Stored records:
★ ★ ★

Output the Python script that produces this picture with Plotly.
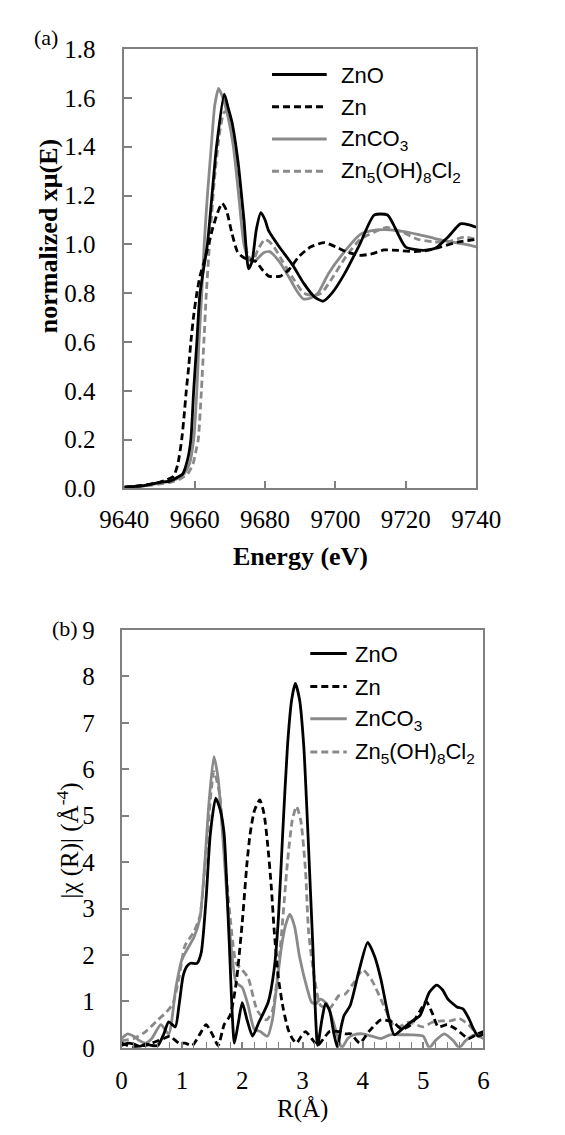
import plotly.graph_objects as go

# ---------------- data: (a) XANES ----------------
E_zno = [9640, 9645, 9650, 9653, 9655, 9656.6, 9658, 9658.9, 9659.7, 9660.6, 9661.5, 9663.6, 9666.2,
         9668.4, 9669.5, 9670.6, 9672.3, 9674, 9675.3, 9676.3, 9677.5, 9678.8, 9680, 9681, 9684, 9687.8,
         9691, 9694, 9696.5, 9699, 9702.6, 9706.9, 9711, 9714.8, 9719.9, 9725, 9728.5, 9732, 9735.5, 9738, 9740]
mu_zno = [0.005, 0.01, 0.025, 0.03, 0.045, 0.06, 0.12, 0.2, 0.4, 0.6, 0.8, 1.0, 1.4,
          1.615, 1.56, 1.5, 1.34, 1.1, 0.9, 0.93, 1.06, 1.13, 1.1, 1.056, 0.99, 0.916,
          0.84, 0.785, 0.767, 0.8, 0.88, 1.0, 1.12, 1.12, 0.99, 0.975, 0.985, 1.03, 1.084, 1.08, 1.07]

E_zn = [9640, 9645, 9650, 9652, 9654, 9655.2, 9656.3, 9657, 9657.6, 9658.3, 9658.9, 9659.8, 9660.6, 9661.5,
        9662.5, 9663.6, 9665, 9666.5, 9667.8, 9669, 9670.5, 9672.2, 9674, 9677.4, 9679, 9681, 9684.4, 9687,
        9689.6, 9693, 9696.9, 9700, 9703.4, 9706.7, 9710, 9713.8, 9718, 9722.5, 9726, 9730, 9735, 9740]
mu_zn = [0.005, 0.012, 0.025, 0.035, 0.05, 0.1, 0.2, 0.3, 0.4, 0.5, 0.6, 0.72, 0.8, 0.87,
         0.92, 0.98, 1.06, 1.13, 1.168, 1.14, 1.05, 0.968, 0.945, 0.93, 0.9, 0.87, 0.87, 0.9,
         0.95, 0.99, 1.007, 0.99, 0.968, 0.955, 0.96, 0.977, 0.975, 0.97, 0.975, 0.99, 1.01, 1.02]

E_znco3 = [9640, 9645, 9650, 9653, 9655, 9657, 9658.5, 9659.7, 9660.6, 9661.2, 9662, 9662.7, 9663.6, 9664.7,
           9665.7, 9666.8, 9668, 9669.5, 9671, 9672.5, 9674, 9675.5, 9677, 9679.5, 9681.3, 9684, 9687, 9689,
           9690.9, 9693, 9695, 9698, 9702, 9707, 9710, 9713.8, 9718, 9723.6, 9728, 9733, 9737, 9740]
mu_znco3 = [0.005, 0.01, 0.022, 0.03, 0.04, 0.06, 0.1, 0.2, 0.4, 0.6, 0.8, 1.0, 1.2, 1.4,
            1.57, 1.639, 1.6, 1.52, 1.4, 1.2, 1.0, 0.935, 0.93, 0.965, 0.97, 0.93, 0.86, 0.81,
            0.776, 0.78, 0.8, 0.88, 0.96, 1.04, 1.055, 1.06, 1.055, 1.04, 1.025, 1.01, 1.0, 0.99]

E_zn5 = [9640, 9645, 9650, 9653, 9656, 9658, 9659.5, 9660.3, 9661, 9661.9, 9662.6, 9663.3, 9664.2, 9665.5,
         9667, 9668.3, 9669.5, 9670.6, 9672, 9673.5, 9675, 9676.5, 9678, 9680, 9682, 9685, 9688, 9691,
         9693.9, 9696, 9699, 9703, 9707, 9711, 9714.6, 9719, 9723.6, 9728, 9732, 9736.5, 9740]
mu_zn5 = [0.003, 0.008, 0.018, 0.025, 0.04, 0.06, 0.1, 0.15, 0.2, 0.4, 0.6, 0.8, 1.0, 1.25,
          1.45, 1.54, 1.548, 1.48, 1.3, 1.1, 0.96, 0.93, 0.98, 1.02, 1.0, 0.93, 0.86, 0.8,
          0.79, 0.8, 0.86, 0.95, 1.02, 1.05, 1.07, 1.05, 1.02, 1.01, 1.01, 1.03, 1.02]

# ---------------- data: (b) FT magnitude ----------------
R_zno = [0, 0.1, 0.2, 0.3, 0.4, 0.5, 0.6, 0.7, 0.78, 0.89, 0.95, 1.02, 1.08, 1.14, 1.25, 1.32, 1.4, 1.47,
         1.56, 1.64, 1.7, 1.78, 1.87, 1.93, 2.0, 2.08, 2.17, 2.28, 2.43, 2.53, 2.6, 2.67, 2.75, 2.82, 2.88,
         2.95, 3.02, 3.09, 3.17, 3.25, 3.32, 3.38, 3.45, 3.52, 3.58, 3.64, 3.69, 3.79, 3.94, 4.08, 4.2, 4.3,
         4.42, 4.52, 4.65, 4.8, 4.95, 5.1, 5.22, 5.32, 5.41, 5.56, 5.66, 5.75, 5.83, 5.91, 6.0]
ft_zno = [0.05, 0.1, 0.08, 0.03, 0.08, 0.05, 0.05, 0.3, 0.56, 0.45, 0.9, 1.55, 1.75, 1.82, 1.82, 2.05, 3.2, 4.6,
          5.38, 5.1, 4.6, 2.4, 0.1, 0.5, 0.97, 0.6, 0.25, 0.56, 0.98, 1.7, 2.8, 4.6, 6.5, 7.5, 7.85,
          7.5, 6.5, 4.6, 2.2, 0.05, 0.6, 0.95, 0.8, 0.3, 0.0, 0.45, 0.7, 0.91, 1.68, 2.27, 1.95, 1.47,
          0.7, 0.28, 0.4, 0.56, 0.7, 1.19, 1.35, 1.25, 1.05, 0.88, 0.84, 0.65, 0.42, 0.25, 0.3]

R_zn = [0, 0.1, 0.2, 0.3, 0.4, 0.5, 0.6, 0.7, 0.8, 0.95, 1.05, 1.17, 1.3, 1.4, 1.5, 1.6, 1.7, 1.8, 1.9, 2.0,
        2.08, 2.13, 2.2, 2.29, 2.36, 2.42, 2.48, 2.53, 2.6, 2.68, 2.76, 2.83, 2.9, 2.98, 3.05, 3.15, 3.25,
        3.35, 3.45, 3.6, 3.7, 3.8, 3.95, 4.1, 4.3, 4.5, 4.65, 4.8, 4.95, 5.05, 5.15, 5.25, 5.4, 5.55, 5.75,
        5.9, 6.0]
ft_zn = [0.1, 0.05, 0.0, 0.05, 0.05, 0.1, 0.15, 0.2, 0.25, 0.1, 0.1, 0.05, 0.3, 0.5, 0.3, 0.05, 0.5, 0.7, 1.4, 2.7,
         4.0, 4.6, 5.1, 5.34, 5.05, 4.4, 3.5, 2.52, 1.5, 0.84, 0.4, 0.2, 0.1, 0.25, 0.35, 0.2, 0.05,
         0.2, 0.35, 0.35, 0.3, 0.3, 0.1, 0.35, 0.6, 0.55, 0.4, 0.5, 0.8, 1.0, 0.75, 0.45, 0.5, 0.4, 0.2,
         0.3, 0.35]

R_znco3 = [0, 0.1, 0.2, 0.3, 0.4, 0.5, 0.65, 0.78, 0.9, 1.0, 1.1, 1.2, 1.3, 1.38, 1.45, 1.53, 1.6, 1.68, 1.75,
           1.83, 1.9, 2.0, 2.1, 2.2, 2.3, 2.42, 2.5, 2.55, 2.65, 2.72, 2.79, 2.87, 2.95, 3.08, 3.15, 3.22,
           3.3, 3.4, 3.5, 3.58, 3.65, 3.75, 3.85, 4.0, 4.15, 4.3, 4.45, 4.6, 4.8, 5.0, 5.1, 5.2, 5.35, 5.5,
           5.6, 5.7, 5.85, 6.0]
ft_znco3 = [0.2, 0.3, 0.25, 0.15, 0.1, 0.2, 0.5, 0.3, 1.3, 1.9, 2.15, 2.38, 2.8, 4.0, 5.3, 6.27, 5.8, 4.5, 3.2,
            2.0, 1.4, 1.3, 0.9, 0.4, 0.35, 0.25, 0.6, 1.1, 2.17, 2.65, 2.88, 2.6, 1.96, 1.26, 0.98, 0.95,
            1.05, 0.95, 0.6, 0.25, 0.0, 0.2, 0.28, 0.3, 0.25, 0.2, 0.28, 0.28, 0.28, 0.25, 0.0, 0.15, 0.3, 0.15,
            0.0, 0.15, 0.28, 0.2]

R_zn5 = [0, 0.2, 0.4, 0.6, 0.73, 0.85, 0.95, 1.05, 1.2, 1.3, 1.4, 1.53, 1.62, 1.7, 1.8, 1.9, 2.0, 2.1, 2.25,
         2.4, 2.5, 2.62, 2.75, 2.83, 2.9, 2.97, 3.05, 3.1, 3.2, 3.3, 3.45, 3.6, 3.7, 3.85, 4.0, 4.15, 4.35,
         4.5, 4.6, 4.75, 5.0, 5.15, 5.3, 5.45, 5.6, 5.75, 5.9, 6.0]
ft_zn5 = [0.15, 0.2, 0.35, 0.6, 0.75, 0.95, 1.5, 2.2, 2.5, 2.85, 4.2, 5.95, 5.5, 4.3, 2.8, 1.82, 1.68, 1.5, 0.8,
          0.6, 0.8, 2.0, 4.0, 4.9, 5.2, 4.9, 3.8, 2.5, 1.47, 0.91, 0.85, 1.12, 1.15, 1.4, 1.68, 1.45, 0.9,
          0.5, 0.45, 0.55, 0.45, 0.55, 0.58, 0.58, 0.63, 0.5, 0.3, 0.35]

names = ["ZnO", "Zn", "ZnCO<sub>3</sub>", "Zn<sub>5</sub>(OH)<sub>8</sub>Cl<sub>2</sub>"]
e_ticks = [9640, 9660, 9680, 9700, 9720, 9740]
r_ticks = [0, 1, 2, 3, 4, 5, 6]

# ---------------- styling ----------------
W, H = 565, 1135
BLACK = "#000000"
GRAY = "#8a8a8a"
AXC = "#808080"
SERIF = "Liberation Serif, Times New Roman, serif"
SANS = "Liberation Sans, Arial, sans-serif"
DASH = "7px,4px"
styles = [(BLACK, "solid"), (BLACK, DASH), (GRAY, "solid"), (GRAY, DASH)]


def px(x):
    return x / W


def py(y):
    return 1 - y / H


fig = go.Figure()

top_sets = [(E_zno, mu_zno), (E_zn, mu_zn), (E_znco3, mu_znco3), (E_zn5, mu_zn5)]
bot_sets = [(R_zno, ft_zno), (R_zn, ft_zn), (R_znco3, ft_znco3), (R_zn5, ft_zn5)]
order = [2, 3, 1, 0]  # draw black solid last (on top)
for i in order:
    c, d = styles[i]
    x, y = top_sets[i]
    fig.add_trace(go.Scatter(x=x, y=y, mode="lines", name=names[i], showlegend=False,
                             line=dict(color=c, dash=d, width=2.8, shape="spline", smoothing=0.6),
                             xaxis="x", yaxis="y"))
for i in order:
    c, d = styles[i]
    x, y = bot_sets[i]
    fig.add_trace(go.Scatter(x=x, y=y, mode="lines", name=names[i], showlegend=False,
                             line=dict(color=c, dash=d, width=2.8, shape="spline", smoothing=0.6),
                             xaxis="x2", yaxis="y2"))

axis_common = dict(showline=True, linecolor=AXC, linewidth=1.5, mirror=True, showgrid=False,
                   zeroline=False, ticks="inside", tickcolor=AXC, tickwidth=1.5,
                   tickfont=dict(family=SERIF, size=25, color=BLACK))

fig.update_layout(
    width=W, height=H, margin=dict(l=0, r=0, t=0, b=0),
    font=dict(family=SERIF, size=25, color=BLACK),
    paper_bgcolor="white", plot_bgcolor="white", showlegend=False,
    xaxis=dict(domain=[px(109), px(495)], range=[9640, 9740], tickvals=e_ticks, ticklen=8,
               anchor="y", ticklabelstandoff=8, **axis_common),
    yaxis=dict(domain=[py(487), py(37)], range=[0, 1.8], dtick=0.2, tick0=0, tickformat=".1f",
               ticklen=8, anchor="x", ticklabelstandoff=22, **axis_common),
    xaxis2=dict(domain=[px(106), px(503)], range=[0, 6], tickvals=r_ticks, ticklen=6,
                minor=dict(dtick=0.2, ticks="inside", ticklen=6, tickcolor=AXC, tickwidth=1),
                anchor="y2", ticklabelstandoff=9, **axis_common),
    yaxis2=dict(domain=[py(1060), py(632)], range=[0, 9], dtick=1, tick0=0, ticklen=8,
                anchor="x2", ticklabelstandoff=20, **axis_common),
)

ann = []
# axis titles and panel labels
ann.append(dict(x=px(302), y=py(557), text="<b>Energy (eV)</b>", textangle=0,
                font=dict(family=SERIF, size=26, color=BLACK)))
ann.append(dict(x=px(26), y=py(228), text="<b>normalized xμ(E)</b>", textangle=-90,
                font=dict(family=SERIF, size=26, color=BLACK)))
ann.append(dict(x=px(304), y=py(1123), text="R(Å)",
                font=dict(family=SERIF, size=25, color=BLACK)))
ann.append(dict(x=px(48), y=py(848), text="|χ (R)| (Å<sup>-4</sup>)", textangle=-90,
                font=dict(family=SERIF, size=25, color=BLACK)))
ann.append(dict(x=px(23), y=py(25), text="(a)", font=dict(family=SERIF, size=22, color=BLACK)))
ann.append(dict(x=px(44), y=py(630), text="(b)", font=dict(family=SERIF, size=22, color=BLACK)))

shapes = []
# legends
leg_top = dict(x0=271, x1=331, tx=345, rows=[63, 96, 129, 162])
leg_bot = dict(x0=313, x1=353, tx=360, rows=[656, 690, 723, 757])
for leg in (leg_top, leg_bot):
    for i, yy in enumerate(leg["rows"]):
        c, d = styles[i]
        shapes.append(dict(type="line", xref="paper", yref="paper",
                           x0=px(leg["x0"]), x1=px(leg["x1"]), y0=py(yy), y1=py(yy),
                           line=dict(color=c, width=3, dash=d)))
        ann.append(dict(x=px(leg["tx"]), y=py(yy + 1), text=names[i], xanchor="left", yanchor="middle",
                        font=dict(family=SANS, size=22, color=BLACK)))

for a in ann:
    a.setdefault("xref", "paper")
    a.setdefault("yref", "paper")
    a.setdefault("showarrow", False)
    a.setdefault("xanchor", "center")
    a.setdefault("yanchor", "middle")

fig.update_layout(annotations=ann, shapes=shapes)
fig.write_html("out.html")
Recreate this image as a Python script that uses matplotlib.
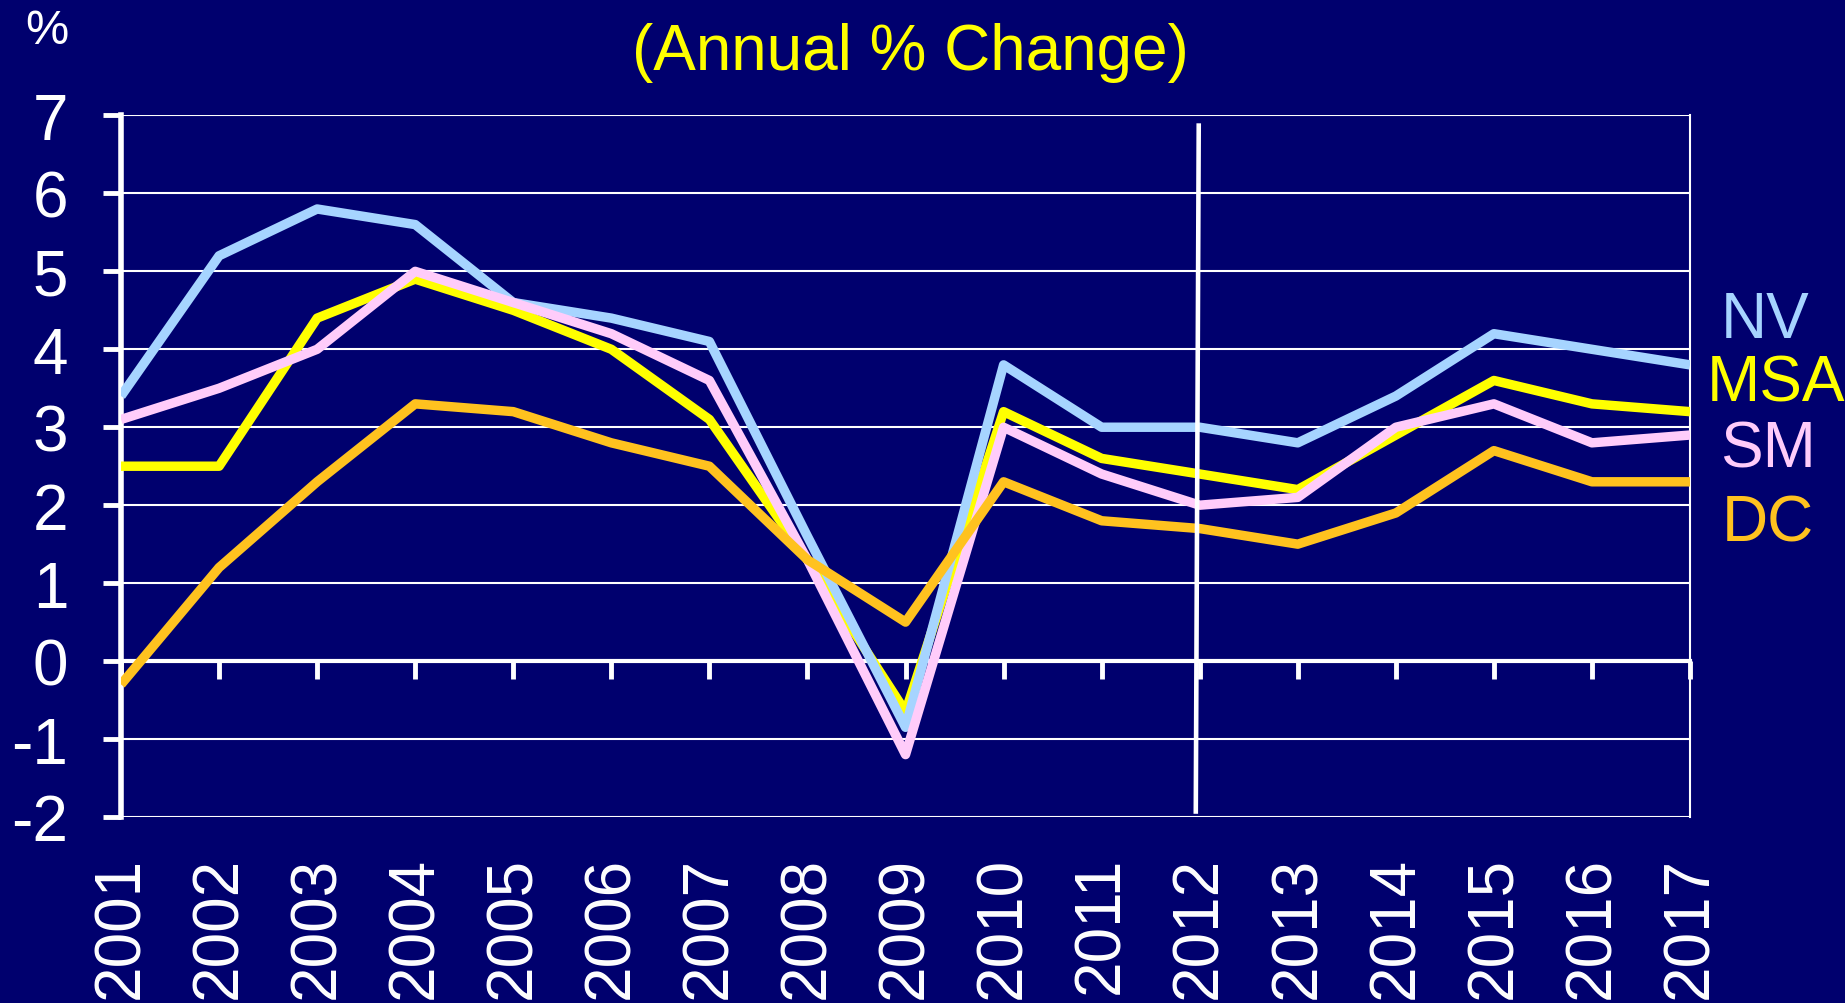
import numpy as np
import matplotlib
matplotlib.use('Agg')
import matplotlib.pyplot as plt

matplotlib.rcParams['font.family'] = ['Liberation Sans', 'DejaVu Sans']
matplotlib.rcParams['axes.unicode_minus'] = False

# 数据
years = list(range(2001, 2018))
nv  = [3.4, 5.2, 5.8, 5.6, 4.6, 4.4, 4.1, 1.6, -0.85, 3.8, 3.0, 3.0, 2.8, 3.4, 4.2, 4.0, 3.8]
msa = [2.5, 2.5, 4.4, 4.9, 4.5, 4.0, 3.1, 1.3, -0.65, 3.2, 2.6, 2.4, 2.2, 2.9, 3.6, 3.3, 3.2]
sm  = [3.1, 3.5, 4.0, 5.0, 4.6, 4.2, 3.6, 1.3, -1.2, 3.0, 2.4, 2.0, 2.1, 3.0, 3.3, 2.8, 2.9]
dc  = [-0.3, 1.2, 2.3, 3.3, 3.2, 2.8, 2.5, 1.3, 0.5, 2.3, 1.8, 1.7, 1.5, 1.9, 2.7, 2.3, 2.3]
series_names = ['NV', 'MSA', 'SM', 'DC']
yticks = list(range(-2, 8))

bg = '#00006e'
colors = {'NV': '#a6d4ff', 'MSA': '#ffff00', 'SM': '#ffccfa', 'DC': '#ffc21f'}

fig = plt.figure(figsize=(18.45, 10.04), dpi=100, facecolor=bg)
ax = fig.add_axes([0.0656, 0.1853, 0.916 - 0.0656, 0.884 - 0.1853])
ax.set_facecolor(bg)

# 水平网格线
for v in yticks:
    ax.axhline(v, color='white', lw=1.5, zorder=1)

# 折线（黄色在底，橙色在顶）
data = {'NV': nv, 'MSA': msa, 'SM': sm, 'DC': dc}
zorders = {'MSA': 3, 'NV': 4, 'SM': 5, 'DC': 6}
for name in series_names:
    ax.plot(years, data[name], color=colors[name], lw=6.8, zorder=zorders[name],
            solid_joinstyle='round', solid_capstyle='butt')

# 2012 分隔线
ax.plot([2011.99, 2011.96], [6.87, -1.93], color='white', lw=3.3, zorder=7)

ax.set_xlim(2001, 2017)
ax.set_ylim(-2, 7)

for s in ['top', 'bottom']:
    ax.spines[s].set_visible(False)
ax.spines['left'].set_color('white')
ax.spines['left'].set_linewidth(4)
ax.spines['right'].set_color('white')
ax.spines['right'].set_linewidth(1.5)

ax.set_yticks(yticks)
ax.set_yticklabels([str(v) for v in yticks])
ax.tick_params(axis='y', colors='white', labelcolor='white', labelsize=46,
               length=13, width=3.5, direction='out', pad=25)

ax.set_xticks(years)
ax.set_xticklabels([str(y) for y in years], rotation=90)
ax.tick_params(axis='x', colors='white', labelcolor='white', labelsize=46,
               length=0, pad=28)

# 零轴及刻度
sec = ax.secondary_xaxis(2 / 9)
sec.set_xticks(years)
sec.tick_params(axis='x', colors='white', length=13, width=3.5,
                direction='out', labelbottom=False, labeltop=False)
sec.spines['bottom'].set_color('white')
sec.spines['bottom'].set_linewidth(3)
sec.spines['top'].set_visible(False)

# 标题与单位
fig.text(910 / 1845, 1 - 53 / 1004, '(Annual % Change)', color='#ffff00',
         fontsize=46, ha='center', va='center')
fig.text(47 / 1845, 1 - 31 / 1004, '%', color='white', fontsize=35,
         ha='center', va='center')

# 右侧图例文字
label_pos = {'NV': (1765, 321), 'MSA': (1776, 385), 'SM': (1768, 450), 'DC': (1768, 524)}
for name in series_names:
    x, y = label_pos[name]
    fig.text(x / 1845, 1 - y / 1004, name, color=colors[name], fontsize=46,
             ha='center', va='center')

plt.savefig('out.png', dpi=100, facecolor=bg)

★ ★ ★

Transcribe, from the records above, the first line and every line after it up to and including the line with "1.01, 1.0, 0.99]"; omit pictures.

Output the Python script that produces this picture with Plotly.
import plotly.graph_objects as go

# ---------------- data: (a) XANES ----------------
E_zno = [9640, 9645, 9650, 9653, 9655, 9656.6, 9658, 9658.9, 9659.7, 9660.6, 9661.5, 9663.6, 9666.2,
         9668.4, 9669.5, 9670.6, 9672.3, 9674, 9675.3, 9676.3, 9677.5, 9678.8, 9680, 9681, 9684, 9687.8,
         9691, 9694, 9696.5, 9699, 9702.6, 9706.9, 9711, 9714.8, 9719.9, 9725, 9728.5, 9732, 9735.5, 9738, 9740]
mu_zno = [0.005, 0.01, 0.025, 0.03, 0.045, 0.06, 0.12, 0.2, 0.4, 0.6, 0.8, 1.0, 1.4,
          1.615, 1.56, 1.5, 1.34, 1.1, 0.9, 0.93, 1.06, 1.13, 1.1, 1.056, 0.99, 0.916,
          0.84, 0.785, 0.767, 0.8, 0.88, 1.0, 1.12, 1.12, 0.99, 0.975, 0.985, 1.03, 1.084, 1.08, 1.07]

E_zn = [9640, 9645, 9650, 9652, 9654, 9655.2, 9656.3, 9657, 9657.6, 9658.3, 9658.9, 9659.8, 9660.6, 9661.5,
        9662.5, 9663.6, 9665, 9666.5, 9667.8, 9669, 9670.5, 9672.2, 9674, 9677.4, 9679, 9681, 9684.4, 9687,
        9689.6, 9693, 9696.9, 9700, 9703.4, 9706.7, 9710, 9713.8, 9718, 9722.5, 9726, 9730, 9735, 9740]
mu_zn = [0.005, 0.012, 0.025, 0.035, 0.05, 0.1, 0.2, 0.3, 0.4, 0.5, 0.6, 0.72, 0.8, 0.87,
         0.92, 0.98, 1.06, 1.13, 1.168, 1.14, 1.05, 0.968, 0.945, 0.93, 0.9, 0.87, 0.87, 0.9,
         0.95, 0.99, 1.007, 0.99, 0.968, 0.955, 0.96, 0.977, 0.975, 0.97, 0.975, 0.99, 1.01, 1.02]

E_znco3 = [9640, 9645, 9650, 9653, 9655, 9657, 9658.5, 9659.7, 9660.6, 9661.2, 9662, 9662.7, 9663.6, 9664.7,
           9665.7, 9666.8, 9668, 9669.5, 9671, 9672.5, 9674, 9675.5, 9677, 9679.5, 9681.3, 9684, 9687, 9689,
           9690.9, 9693, 9695, 9698, 9702, 9707, 9710, 9713.8, 9718, 9723.6, 9728, 9733, 9737, 9740]
mu_znco3 = [0.005, 0.01, 0.022, 0.03, 0.04, 0.06, 0.1, 0.2, 0.4, 0.6, 0.8, 1.0, 1.2, 1.4,
            1.57, 1.639, 1.6, 1.52, 1.4, 1.2, 1.0, 0.935, 0.93, 0.965, 0.97, 0.93, 0.86, 0.81,
            0.776, 0.78, 0.8, 0.88, 0.96, 1.04, 1.055, 1.06, 1.055, 1.04, 1.025, 1.01, 1.0, 0.99]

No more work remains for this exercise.